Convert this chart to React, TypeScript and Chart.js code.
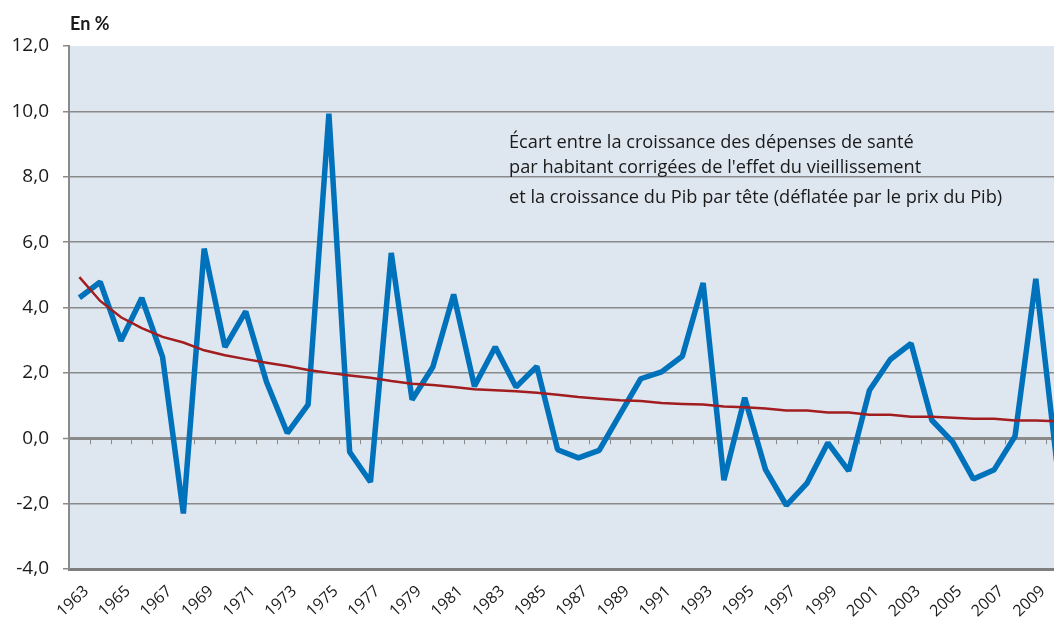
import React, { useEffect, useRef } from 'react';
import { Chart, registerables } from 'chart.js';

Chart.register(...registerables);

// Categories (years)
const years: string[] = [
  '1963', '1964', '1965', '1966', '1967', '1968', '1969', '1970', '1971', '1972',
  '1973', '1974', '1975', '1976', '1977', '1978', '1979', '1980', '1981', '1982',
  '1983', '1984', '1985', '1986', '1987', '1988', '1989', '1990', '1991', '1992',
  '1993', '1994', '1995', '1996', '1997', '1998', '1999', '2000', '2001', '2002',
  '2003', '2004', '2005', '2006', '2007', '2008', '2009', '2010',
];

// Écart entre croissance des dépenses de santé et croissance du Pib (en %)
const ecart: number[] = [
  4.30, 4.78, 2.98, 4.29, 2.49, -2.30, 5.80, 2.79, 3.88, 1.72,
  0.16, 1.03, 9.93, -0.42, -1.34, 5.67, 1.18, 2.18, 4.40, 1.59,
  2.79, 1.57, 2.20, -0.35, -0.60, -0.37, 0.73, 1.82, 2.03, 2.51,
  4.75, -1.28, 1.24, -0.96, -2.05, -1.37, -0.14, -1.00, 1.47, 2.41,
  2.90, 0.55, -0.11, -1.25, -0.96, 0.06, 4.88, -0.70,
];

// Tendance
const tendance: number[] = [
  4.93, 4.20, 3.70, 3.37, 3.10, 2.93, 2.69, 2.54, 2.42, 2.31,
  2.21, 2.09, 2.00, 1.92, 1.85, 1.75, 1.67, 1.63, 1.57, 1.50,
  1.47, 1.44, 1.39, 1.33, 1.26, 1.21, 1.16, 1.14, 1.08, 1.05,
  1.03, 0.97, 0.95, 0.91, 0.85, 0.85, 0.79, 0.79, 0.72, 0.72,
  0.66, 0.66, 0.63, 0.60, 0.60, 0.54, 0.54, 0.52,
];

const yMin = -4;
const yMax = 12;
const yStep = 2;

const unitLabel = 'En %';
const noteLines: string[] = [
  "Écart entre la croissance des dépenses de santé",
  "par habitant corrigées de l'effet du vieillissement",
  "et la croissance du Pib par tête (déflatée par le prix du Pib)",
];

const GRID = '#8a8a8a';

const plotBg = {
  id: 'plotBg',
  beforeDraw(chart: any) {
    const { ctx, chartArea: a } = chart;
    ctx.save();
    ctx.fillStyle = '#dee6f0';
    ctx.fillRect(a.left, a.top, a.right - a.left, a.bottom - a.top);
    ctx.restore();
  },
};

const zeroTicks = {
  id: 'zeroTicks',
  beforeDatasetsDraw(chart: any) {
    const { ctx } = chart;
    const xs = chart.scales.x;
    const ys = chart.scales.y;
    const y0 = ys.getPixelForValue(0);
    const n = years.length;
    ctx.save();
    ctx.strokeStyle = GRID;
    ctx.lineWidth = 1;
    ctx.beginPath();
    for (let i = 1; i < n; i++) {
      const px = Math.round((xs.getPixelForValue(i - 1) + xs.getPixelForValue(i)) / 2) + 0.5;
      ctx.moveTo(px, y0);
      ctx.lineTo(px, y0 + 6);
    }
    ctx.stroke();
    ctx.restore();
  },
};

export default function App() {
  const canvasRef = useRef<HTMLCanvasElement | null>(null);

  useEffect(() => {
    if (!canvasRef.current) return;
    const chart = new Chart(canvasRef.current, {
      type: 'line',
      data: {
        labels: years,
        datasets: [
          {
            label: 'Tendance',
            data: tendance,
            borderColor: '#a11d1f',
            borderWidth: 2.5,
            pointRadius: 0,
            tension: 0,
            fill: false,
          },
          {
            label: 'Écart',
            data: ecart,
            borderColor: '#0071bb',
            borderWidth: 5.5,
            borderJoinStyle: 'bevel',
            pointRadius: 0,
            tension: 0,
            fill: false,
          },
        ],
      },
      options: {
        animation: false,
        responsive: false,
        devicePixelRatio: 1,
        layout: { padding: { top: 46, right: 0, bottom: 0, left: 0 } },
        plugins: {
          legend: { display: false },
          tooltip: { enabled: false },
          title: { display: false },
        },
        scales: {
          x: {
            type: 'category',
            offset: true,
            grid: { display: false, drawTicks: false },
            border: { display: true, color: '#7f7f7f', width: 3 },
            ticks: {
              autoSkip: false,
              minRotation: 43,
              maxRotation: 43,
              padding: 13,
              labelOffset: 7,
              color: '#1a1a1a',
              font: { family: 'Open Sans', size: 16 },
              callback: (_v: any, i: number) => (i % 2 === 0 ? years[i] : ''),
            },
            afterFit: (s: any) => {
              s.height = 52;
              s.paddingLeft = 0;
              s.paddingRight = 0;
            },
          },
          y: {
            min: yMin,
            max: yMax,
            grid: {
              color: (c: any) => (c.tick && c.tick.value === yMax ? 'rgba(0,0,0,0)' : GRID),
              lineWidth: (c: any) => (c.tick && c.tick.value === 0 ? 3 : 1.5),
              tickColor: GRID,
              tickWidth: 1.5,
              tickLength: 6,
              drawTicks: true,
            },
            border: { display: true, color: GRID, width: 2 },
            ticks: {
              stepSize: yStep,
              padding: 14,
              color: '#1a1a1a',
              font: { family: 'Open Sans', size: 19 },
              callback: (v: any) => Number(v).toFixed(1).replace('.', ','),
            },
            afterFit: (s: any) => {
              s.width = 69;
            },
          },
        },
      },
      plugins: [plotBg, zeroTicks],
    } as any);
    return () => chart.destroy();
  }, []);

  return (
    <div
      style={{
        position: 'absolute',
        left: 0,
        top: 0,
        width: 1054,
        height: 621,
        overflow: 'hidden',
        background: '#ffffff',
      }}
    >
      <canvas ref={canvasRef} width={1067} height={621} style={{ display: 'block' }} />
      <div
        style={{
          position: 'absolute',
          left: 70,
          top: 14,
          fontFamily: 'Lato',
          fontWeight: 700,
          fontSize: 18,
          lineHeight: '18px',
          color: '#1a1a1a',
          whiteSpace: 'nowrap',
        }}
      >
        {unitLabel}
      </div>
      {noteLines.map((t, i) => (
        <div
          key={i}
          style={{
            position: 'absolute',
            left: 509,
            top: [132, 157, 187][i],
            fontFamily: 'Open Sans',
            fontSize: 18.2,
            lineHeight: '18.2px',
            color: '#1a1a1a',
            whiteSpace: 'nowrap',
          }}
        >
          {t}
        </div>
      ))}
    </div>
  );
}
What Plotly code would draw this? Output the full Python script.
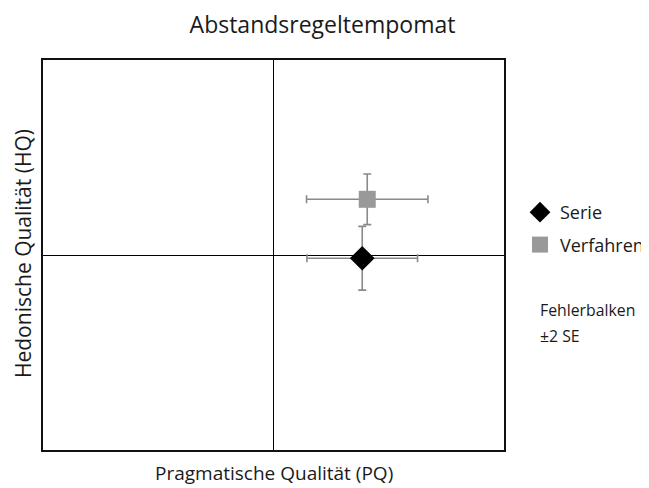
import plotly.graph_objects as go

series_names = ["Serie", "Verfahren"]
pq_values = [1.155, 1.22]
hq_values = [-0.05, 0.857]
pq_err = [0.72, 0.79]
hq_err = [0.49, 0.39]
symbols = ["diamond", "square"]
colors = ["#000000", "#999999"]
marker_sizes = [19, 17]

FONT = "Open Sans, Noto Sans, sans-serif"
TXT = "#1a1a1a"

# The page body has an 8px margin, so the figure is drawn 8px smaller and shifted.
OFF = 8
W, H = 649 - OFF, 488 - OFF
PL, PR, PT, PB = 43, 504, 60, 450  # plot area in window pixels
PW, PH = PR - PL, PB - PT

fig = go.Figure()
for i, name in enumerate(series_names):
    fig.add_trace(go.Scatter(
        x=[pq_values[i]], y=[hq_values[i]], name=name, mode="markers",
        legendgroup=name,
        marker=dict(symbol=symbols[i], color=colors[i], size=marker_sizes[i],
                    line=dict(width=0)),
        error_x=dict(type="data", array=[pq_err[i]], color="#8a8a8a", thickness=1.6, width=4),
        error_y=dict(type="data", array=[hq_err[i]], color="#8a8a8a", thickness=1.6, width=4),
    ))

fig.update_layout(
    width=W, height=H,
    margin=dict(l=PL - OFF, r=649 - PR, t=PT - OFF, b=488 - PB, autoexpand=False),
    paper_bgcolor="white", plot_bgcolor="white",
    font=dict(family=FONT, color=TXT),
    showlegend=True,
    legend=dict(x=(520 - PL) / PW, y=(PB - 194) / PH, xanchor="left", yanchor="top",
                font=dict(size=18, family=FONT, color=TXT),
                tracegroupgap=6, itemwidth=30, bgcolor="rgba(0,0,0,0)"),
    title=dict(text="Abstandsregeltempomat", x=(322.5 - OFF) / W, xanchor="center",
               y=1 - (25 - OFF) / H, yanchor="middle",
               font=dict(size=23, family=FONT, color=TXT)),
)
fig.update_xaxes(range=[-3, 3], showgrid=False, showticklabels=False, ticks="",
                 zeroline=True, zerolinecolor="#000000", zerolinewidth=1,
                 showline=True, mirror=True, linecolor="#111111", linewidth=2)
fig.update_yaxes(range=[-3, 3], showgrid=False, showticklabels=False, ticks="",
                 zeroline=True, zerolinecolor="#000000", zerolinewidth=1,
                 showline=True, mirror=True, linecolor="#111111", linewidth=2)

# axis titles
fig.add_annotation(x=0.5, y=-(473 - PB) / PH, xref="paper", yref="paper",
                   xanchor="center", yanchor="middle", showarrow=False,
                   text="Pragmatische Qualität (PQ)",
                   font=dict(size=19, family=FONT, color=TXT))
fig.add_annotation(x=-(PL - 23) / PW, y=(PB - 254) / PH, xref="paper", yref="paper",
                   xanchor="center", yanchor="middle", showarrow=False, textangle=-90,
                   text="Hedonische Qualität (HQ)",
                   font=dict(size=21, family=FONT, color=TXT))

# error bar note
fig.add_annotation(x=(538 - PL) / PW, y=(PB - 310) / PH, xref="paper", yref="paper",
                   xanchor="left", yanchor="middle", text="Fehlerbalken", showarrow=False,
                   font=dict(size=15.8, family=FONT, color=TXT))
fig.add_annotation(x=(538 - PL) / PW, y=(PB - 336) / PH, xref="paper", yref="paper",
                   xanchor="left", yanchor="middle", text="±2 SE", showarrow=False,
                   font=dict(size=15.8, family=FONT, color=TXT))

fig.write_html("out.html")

..............................

SHORT EXERCISE: Starting at the line containing "What Plotly code" and ending at the line containing "PW, PH = PR - PL, PB - PT", copy those lines exactly, both included, and nothing more. Leave out any picture.

TASK SOLUTION:
What Plotly code would draw this? Output the full Python script.
import plotly.graph_objects as go

series_names = ["Serie", "Verfahren"]
pq_values = [1.155, 1.22]
hq_values = [-0.05, 0.857]
pq_err = [0.72, 0.79]
hq_err = [0.49, 0.39]
symbols = ["diamond", "square"]
colors = ["#000000", "#999999"]
marker_sizes = [19, 17]

FONT = "Open Sans, Noto Sans, sans-serif"
TXT = "#1a1a1a"

# The page body has an 8px margin, so the figure is drawn 8px smaller and shifted.
OFF = 8
W, H = 649 - OFF, 488 - OFF
PL, PR, PT, PB = 43, 504, 60, 450  # plot area in window pixels
PW, PH = PR - PL, PB - PT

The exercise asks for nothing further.